A church friend recently posted a video on Facebook. It is by John Bevere and is titled: What Will Deceive the Elect. You can click the link to watch the video, part of a series Bevere teaches called “Good or God.”
In this clip, Bevere describes a revelation he received from the Lord that not all things that appear good are necessarily Godly. It’s a powerful thought, but Bevere doesn’t flesh it out with examples of what he means, and I suspect even those who Facebook-like the post may not understand what it truly means. So here is an example of what the Lord is telling me.

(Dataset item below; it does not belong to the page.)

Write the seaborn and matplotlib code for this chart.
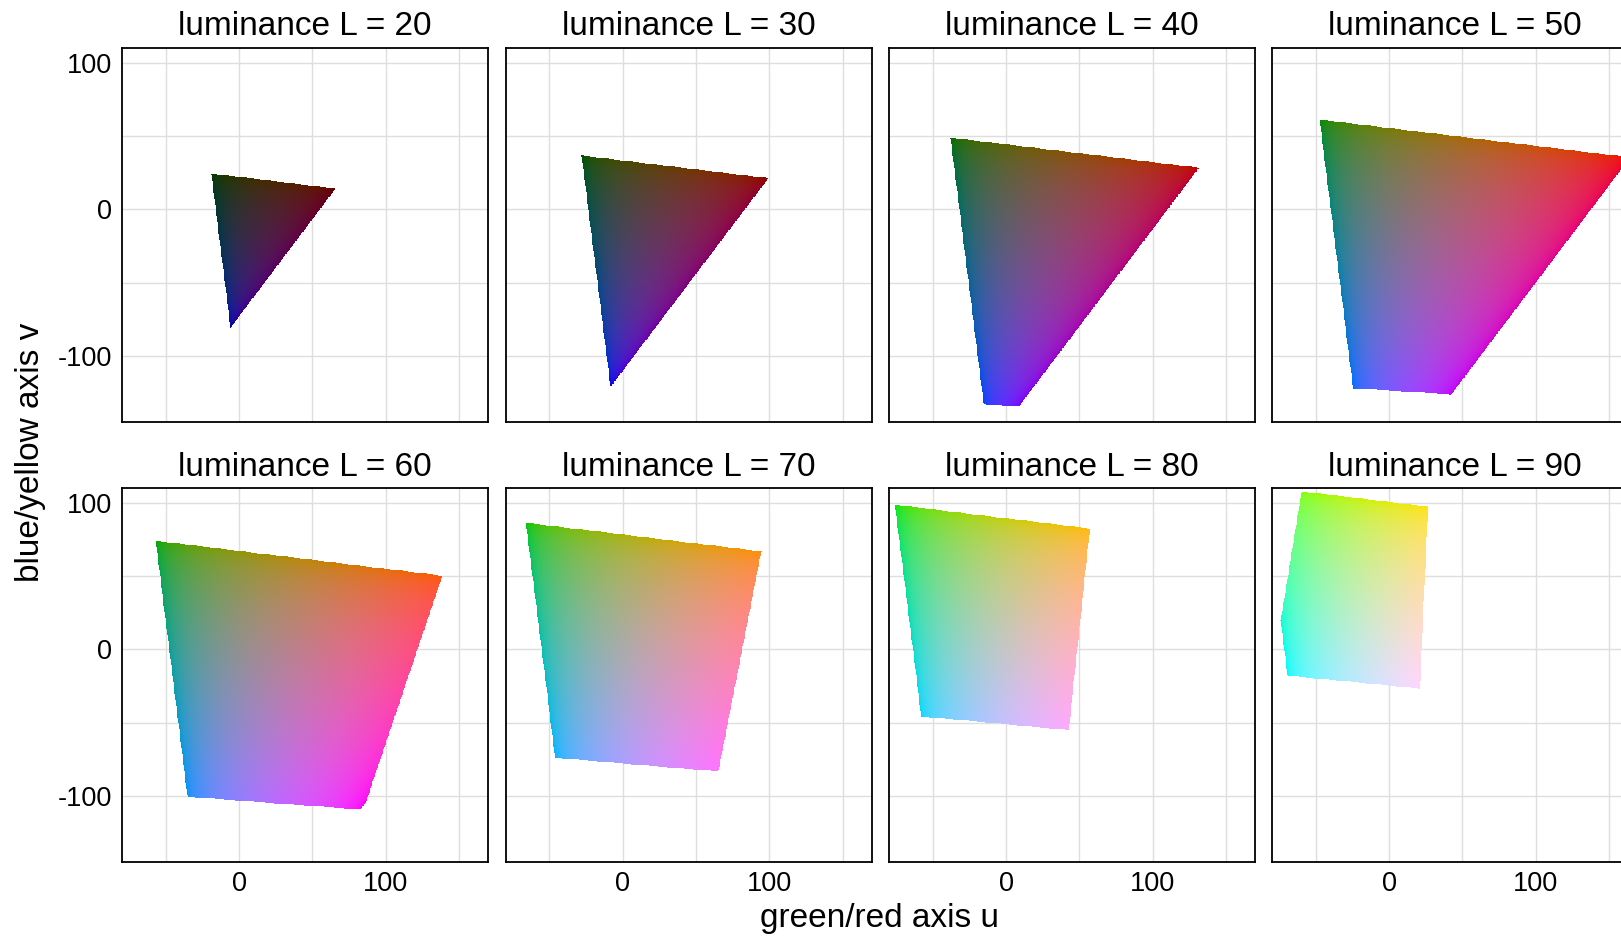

I received this revelation when I visited the Yad Vashem holocaust museum in Israel. Jewish people lived in Germany for centuries before the holocaust and actually rose to positions of prominence in every aspect of German culture. But something changed. In the years before World War II, a political movement began to discourage Jewish participation in the arts, media, intellectual circles, and even social organizations. German Jews responded to the mainstream culture’s rejection by establishing their own Jewish-only associations. They had their own schools. They had their own artistic and craft guilds. They had their own social organizations. They had business groups. They didn’t just accept rejection by German society; they were proud of their Jewish-only alternatives and even thrived in their own way. At first.
The lesson of Yad Vashem reminded me of the plight of Americans of African descent prior to the civil rights activism of the 1960’s. It’s not that Black Americans lacked everything during segregation. They had their segregated neighborhoods, their black churches, their black entertainment venues; even a Negro Baseball League. A term used to describe segregated America was “separate but equal”, and many Americans thought that was good enough. But African Americans understood that “separate but equal” was not equal at all.
Now back to Germany. What affected the German Jews was not just the inherent inequality of separate but equal. Their situation led to cultural isolation. Their fellow Germans no longer were personal friends who understood Jewish culture and ideals and enjoyed common community. The Jews became ripe for exploitation by the Nazis once there was no-one outside of the Jewish community to stand up for them. They had become foreigners in their own country. The separateness that seemed good to the Jews turned out not being a blessing from God. God had called the Jews to be a witness to the world, but the Jews retreated inward. Millions died.
Is this so different from the situation of American followers of Christ? Have we not also created our own separate but equal subculture in America? We have our own churches. We have our Christian movie industry. We have several genres of Christian music. We have separate schools, Christian radio stations, and even politicians courting the Christian vote. Don’t misunderstand me. These Christian things are all good because they minister to believers, but they don’t minister to anyone beyond the church. They are good, but are they God?
God wanted the Jewish nation to be a witness of God’s power, authority, and ideals to the rest of the world. However, too often the Jewish nation settled instead to be a proudly separated subculture in every country where they settled. Regarding the church, Christ commanded that Believers disciple the nations “baptizing them in the name of the Father and of the Son and of the Holy Spirit, and teaching them to obey everything I have commanded you.” We can conclude the heart of both the Father and the Son is to spread the gospel rather than preserve it in our separate but equal enclaves.
In recent months, pastors have been asking good questions. Why isn’t the church taking ground from the enemy? Why does the church seem to be ineffective in restoring righteousness in our nation’s culture? Some have suggested there may be “sin in the camp”, an ungodly presence in our congregations that prevents God from honoring our efforts. Some have suggested that we must perfect the church before the church can assume the spiritual authority to correct the nation. Some have suggested that we have quenched the Spirit and are acting in our own power instead of God’s holy power. All of these thoughts are good, but not necessarily God. The part that is not God is that these pastors and others may be looking for a spiritual key to unlock the power of the church, when the answer is more practical and mechanical, albeit with profound spiritual import.
Jesus said, “Whoever has my commandments and keeps them, he is the one that loves me.” In the same Gospel, Jesus then commands his disciples to go into all the nations and make more disciples. Do you see the connection? He wants the church to express love by replicating through interaction with people outside of the church. He wants the simple action of obeying His command to disciple and teach lost people.
This doesn’t mean you have to be a street corner evangelist or that you have to abandon your Christian principles. I disciple the nations by producing Biblical worldview radio clips and playing them on secular radio. Thom and Sandy Gumm make secular music at Main Street Music Hall but infuse their performances with God-honoring content. Chick-Fil-A closes every Sunday as a public testimony to honor God’s commands. Bruce and Marsha BonFleur live on the edge of one of the poorest towns in America in order to minister to the Lakota Souix. An important common denominator is you have to be in the world in order to improve the world.
So I’m speaking against Christian separation from the world which seems good, but isn’t God. For our own sake and that of our children, we must not allow the church to become so isolated from the world that we become an easy target for oppression. But more importantly, we have to honor the Lord as being truly the Lord whose commands we obey regardless of difficulty. Any thought that we should reject activity in the world truly is a deception meant to keep the church from taking its rightful place as servants of the most high King.